I'm currently reading an excellent book by Robert Martin (aka Uncle Bob) Agile Principles Patterns and Practises in C# (Prentice Hall).  I highly recommend it.
There is a fantastic list of agile principles in chapter 1, here's my synopsis of Robert's list.


  1. Our highest priority is to satisfy the customer through early and continuous delivery of valuable software.
    The smaller the deliverable of software the higher the quality and the less risk of non-delivery.  The more often you can deliver the higher the overall quality. All deliverables are production quality code.
  2. Welcome changing requirements, even late in the development. Agile processes harness change for the customer's competitive advantage. Embrace change, change is good, it demonstrates we have learnt more about the customer's needs. An agile development team should focus on software the is easy to change and maintain, simplifying the adaptive process. In my opinion I would also add to this, communicate the cost of change effectively to stakeholders as well; change does cost and whimsical change should be transparent and visible.
  3. Deliver working software frequently, from a couple of weeks to a couple of months, with a preference to the shorter time scale. Each delivery should satisfy some customer need.
  4. Business people and developers must work together daily throughout the project. In order to be agile there must be frequent interaction and assessment. A software project is not a fire and forget weapon.
  5. Build projects around motivated individuals. Give them the environment and support they need and trust them to get the job done. People are always the most important factor in any software project, everything else is secondary and will not compensate for the wrong people on a project.

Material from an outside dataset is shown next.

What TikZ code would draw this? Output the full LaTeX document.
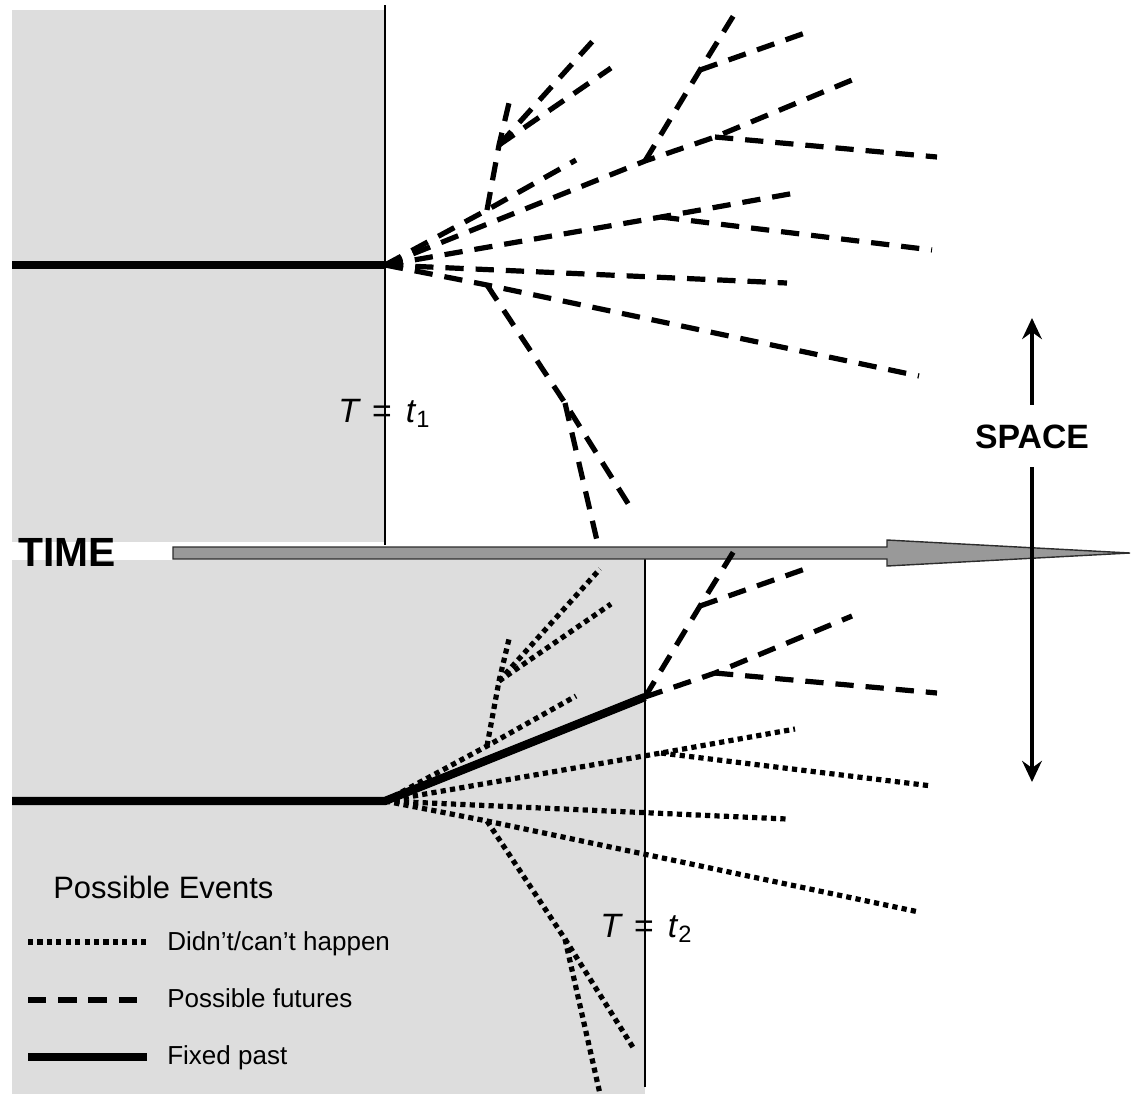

  6. The most efficient and effective form of conveying information to and within a team is face-to-face conversation. Speech is a far richer and more concise form of communication over written forms, more information is imparted more quickly and with more detail. Documentation should be created incrementally, but only when NEEDED.
  7. Working software is the primary measure of progress. The project is 30% done when 30% of all features needed are finished and delivered.
  8. Agile processes promote sustainable development. The sponsors, developers, and users should be able to maintain a constant pace indefinitely.  It is not a 100metre sprint, its more like a marathon. Care should be taken not to over commit.
  9. Continuous attention to technical excellence and good design enhances agility. High quality is the key to speed, badly written code generally leads to a do-over.  All team members must believe in and be committed to high quality and excellence. They do not create messes that they promise to fix next month.
  10. Simplicity - the art of maximising the amount of work not done is essential.  Take the simplest path that is consistent with the team and project goals. They do not put a lot of importance on solving tomorrow's problems, nor do they try and defend against them today. Rather focus on writing clear quality code that is easy to change.
  11. The best architecture, requirements, and design emerges from self organising teams. An agile team is a self organising team. Responsibilities should not be handed out, rather let the team decide and come to a consensus on decisions or let them choose who is best able to make these decisions if they feel they cannot contribute.  All team members should feel they have influence over decisions made.
  12. At regular intervals, the team reflects on how to become more effective, then tunes and adjusts its behaviour accordingly. The agile team knows that its environment is constantly changes and the best processes from yesterday may not still be best.

This post is meant to be a quick reference of valuable Agile information.